On Data Breaches: Is Our Employees Learning?

Companies are doing a poor job of addressing risks posed by insiders, an Experian sponsored survey by Ponemon suggests.
Companies are doing a poor job of addressing risks posed by insiders, an Experian sponsored survey by Ponemon suggests.

In-brief: companies are doing a poor job of educating employees to prevent inadvertent data breaches and spot malicious insider activity, despite the stakes. 

“Rarely is the question asked: ‘is our children learning?'” President George Bush famously observed. The same, ironic observation might be made about employees and the question of data breaches and insider threats.

The answer to that question, according to a survey by Ponemon Institute and funded by the credit monitoring firm Experian, is apparently “no.” To the contrary: companies are doing a poor job of educating employees to prevent inadvertent data breaches and spot malicious insider activity, despite the stakes.

The survey, a sampling of some 600 surveys by individuals in companies with a data protection and privacy training programs, found that employees at companies have a ready awareness of the role that negligent or malicious behavior by their own employees, but feel that their employer doesn’t do an adequate job of educating staff and providing them with the knowledge and preparation to prevent such breaches.

Those surveyed identified employee carelessness or malicious insiders as the top risk to their organization. Further: more than half of the surveyed companies had experienced a data breach due to a malicious or negligent employee action.

[Read other Security Ledger coverage of data breaches.]

But surveyed employees identified a number of obstacles to making their organization better defended against such risks. Organizational issues – a lack of in-house leadership, turf issues or inadequate budget made it difficult for their organization to learn from the experience and reduce the risk to the organization in the future.

Further, training programs to promote data breach awareness were inadequate: lacking education about phishing attacks, the threat posed by cloud based services and threats to mobile devices. Employees who err or violate company policies regarding data protection rarely face consequences, the study revealed.
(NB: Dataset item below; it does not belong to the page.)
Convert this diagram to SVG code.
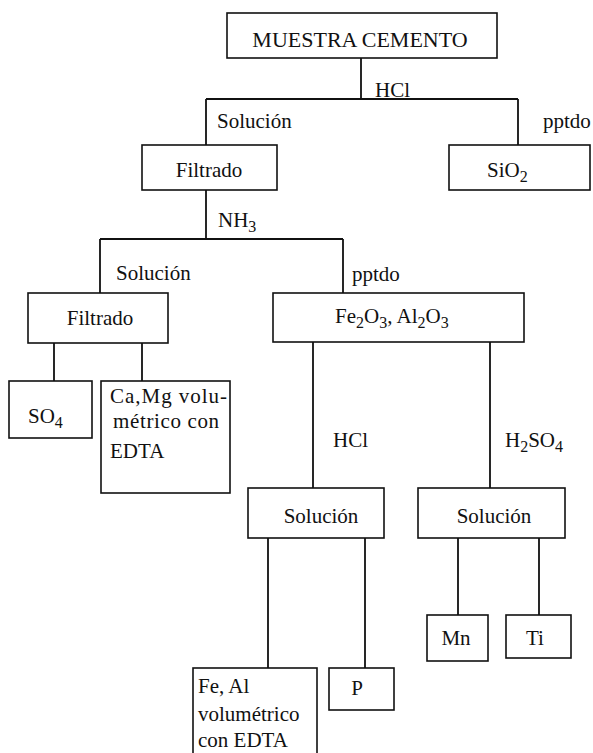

The survey identified issues with senior management's engagement with the problem of insider risk. (Image courtesy of Ponemon Institute.)
The survey identified issues with senior management’s engagement with the problem of insider risk. (Image courtesy of Ponemon Institute.)

The most common type of follow-up with the employee is a one-on-one meeting with a superior. Only 16 percent of respondents say the employee’s salary would be reduced and 33 percent say the employee would be terminated as a result.

Most important is a lack of incentives for employees to do the right thing. Sixty seven percent of respondents say their organizations does not provide incentives to employees for being proactive in protecting sensitive information or reporting potential issues. Only 19 percent of respondents say their organizations provide a financial reward for such behavior. Fewer than a third of respondents said such behavior affected their performance reviews.

The Ponemon study recommended that companies double down on employee training: using “gamification” to make it more engaging and fun and using both incentives for behaviors that protect data and disincentives for casual or insecure behavior.